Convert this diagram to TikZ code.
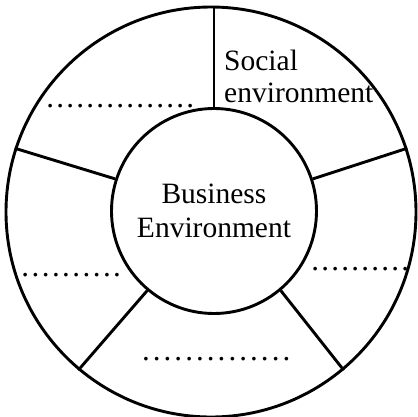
\documentclass[tikz,border=0pt]{standalone}
\usepackage{fontspec}
\setmainfont{Liberation Serif}
\newcommand{\dotrow}[2]{\hbox to #1{\xleaders\hbox to #2{\hss.\hss}\hfill}}
\begin{document}
\begin{tikzpicture}[x=1pt,y=-1pt,
  ring/.style={circle,draw,line width=2.9pt,inner sep=0pt},
  spoke/.style={line width=2.9pt},
  lbl/.style={font=\fontsize{29.5}{33}\selectfont,inner sep=0pt},
  dotlbl/.style={font=\fontsize{31}{33}\selectfont,inner sep=0pt,anchor=base west}]
\useasboundingbox (0,0) rectangle (418,416);
\node[ring,minimum size=410pt] (out) at (211,212) {};
\node[ring,minimum size=205pt,lbl,align=center] (in) at (214,211) {Business\\[1pt]Environment};
\draw[spoke] (in.90) -- (in.90 |- out.north);
\draw[spoke] (in.18) -- (out.18);
\draw[spoke] (in.162) -- (out.162);
\draw[spoke] (in.-50) -- (out.-50);
\draw[spoke] (in.-130) -- (out.-130);
\node[lbl,align=left,anchor=north west] (soc) at (224,50) {Social\\[-1pt]environment};
\node[dotlbl] (d1) at (45,107) {\dotrow{150pt}{10pt}};
\node[dotlbl] (d2) at (20,276) {\dotrow{102pt}{10.2pt}};
\node[dotlbl] (d3) at (310,270) {\dotrow{100pt}{10pt}};
\node[dotlbl] (d4) at (140,360) {\dotrow{152pt}{10.14pt}};
\end{tikzpicture}
\end{document}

____

Your copy of the data above should match it exactly, except that pictures are left out.

Convert this diagram to TikZ code.
\documentclass[tikz,border=0pt]{standalone}
\usepackage{fontspec}
\setmainfont{Liberation Serif}
\newcommand{\dotrow}[2]{\hbox to #1{\xleaders\hbox to #2{\hss.\hss}\hfill}}
\begin{document}
\begin{tikzpicture}[x=1pt,y=-1pt,
  ring/.style={circle,draw,line width=2.9pt,inner sep=0pt},
  spoke/.style={line width=2.9pt},
  lbl/.style={font=\fontsize{29.5}{33}\selectfont,inner sep=0pt},
  dotlbl/.style={font=\fontsize{31}{33}\selectfont,inner sep=0pt,anchor=base west}]
\useasboundingbox (0,0) rectangle (418,416);
\node[ring,minimum size=410pt] (out) at (211,212) {};
\node[ring,minimum size=205pt,lbl,align=center] (in) at (214,211) {Business\\[1pt]Environment};
\draw[spoke] (in.90) -- (in.90 |- out.north);
\draw[spoke] (in.18) -- (out.18);
\draw[spoke] (in.162) -- (out.162);
\draw[spoke] (in.-50) -- (out.-50);
\draw[spoke] (in.-130) -- (out.-130);
\node[lbl,align=left,anchor=north west] (soc) at (224,50) {Social\\[-1pt]environment};
\node[dotlbl] (d1) at (45,107) {\dotrow{150pt}{10pt}};
\node[dotlbl] (d2) at (20,276) {\dotrow{102pt}{10.2pt}};
\node[dotlbl] (d3) at (310,270) {\dotrow{100pt}{10pt}};
\node[dotlbl] (d4) at (140,360) {\dotrow{152pt}{10.14pt}};
\end{tikzpicture}
\end{document}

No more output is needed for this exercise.